The iPod Photo stores images in an internal database in a resolution suitable to its 220- by 176-pixel screen or to a TV screen (if you connect the included audio-video breakout cable or use the S-Video connector on the provided docking base). Slide show settings allow you to control the amount of time that each slide is on the screen, turn on a wipe transition, and select one of your playlists as a background music source. The TV image is sharp and stable, and Apple claims 15 hours of music playing or 5 hours of slide show viewing from the rechargeable lithium ion battery.

Musically, the iPod Photo is identical in performance to the
fourth-generation iPod, which is to say excellent. One addition: You can now view album art on the Now Playing screen.
Odd, minor limitations keep the iPod Photo from being a killer implementation. You can't zoom in or pan around your images, and you can't rotate photos; all adjustments have to be made before you download the images. If you want to store full-resolution pictures that can be transferred to another computer or printed, you have to select that option in iTunes. If you forget, you'll wind up with low-res images on the unit's hard drive that lack full-resolution counterparts.

Also, the iPod Photo insists that only one computer can be its source of photos. If you connect it to another computer it will ask you if you want to replace all of the images currently on the iPod with the images currently on the computer. There is no way to add to the photo database other than adding photos to the "home" machine and updating the iPod. Likewise, digital photographers can still use the Belkin Digital Camera Link or a card reader on the road to offload images to the iPod Photo, but you will not be able to display those images on the iPod Photo (since they do not pass through iTunes).

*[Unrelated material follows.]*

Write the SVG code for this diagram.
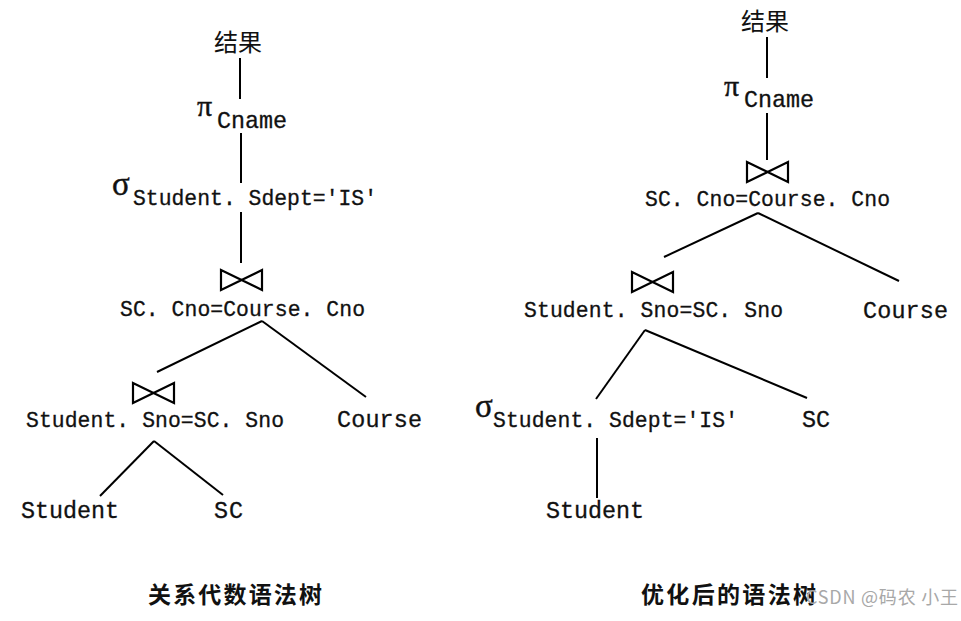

As a music player, the iPod Photo is still virtually unassailable. But in the growing arena of portable multimedia players, it is not king of the hill. For example, the svelte
Archos Gmini 400 matches the iPod Photo's music abilities, trumps it as a photo viewer/storage companion, and handles video to boot.

That said, for users looking for a great music player that also delivers the ability to store, view, and display photos, the iPod Photo is the latest in this line of must-have devices.